Reading Roosevelt's Through the Brazilian Wilderness concurrently with The River of Doubt provides a useful balance to Millard's narrative. Roosevelt's account is presented in an objective tone, seeking scientific distance rather than drama. Insights into Roosevelt's character are gained from reading his account of the expedition. His account ends, for instance, with an itemization of the food, clothing, and exploration and scientific equipment taken on the journey.

It is Millard's account of the expedition and its historical context that really provides a full understanding of Roosevelt's journey into the wilderness. By accessing the journals of the other members of the expedition and by providing background information that fully informs the reader of the dangers of the journey (in contrast to Roosevelt's account which focuses the naturalist's perspective), a more complete picture of this expedition at the 20th century's beginning can be appreciated.

In Through the Brazilian Wilderness, Roosevelt writes: "The true wilderness wanderer . . . must be a man of action as well as of observation. He must have the heart and the body to do and to endure, no less than the eye to see and the brain to note and record."

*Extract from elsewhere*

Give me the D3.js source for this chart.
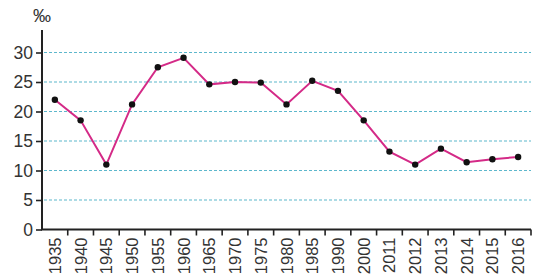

Roosevelt was an American president who had these qualities, even at the end of his presidential term of office. Could something of this nature be accomplished nowadays by an American president after leaving office? Who knows? Perhaps we will be surprised.

In the meantime, we can read about the true exploits of Teddy Roosevelt, man of his times, American president, and wilderness wanderer.

Copyright 2011 by Thomas L. Kepler, all rights reserved


  1. I just finished reading this book! Fascinating stuff right? And great review by the way.

    1. Thanks, Andrew. The book made writing the review easy.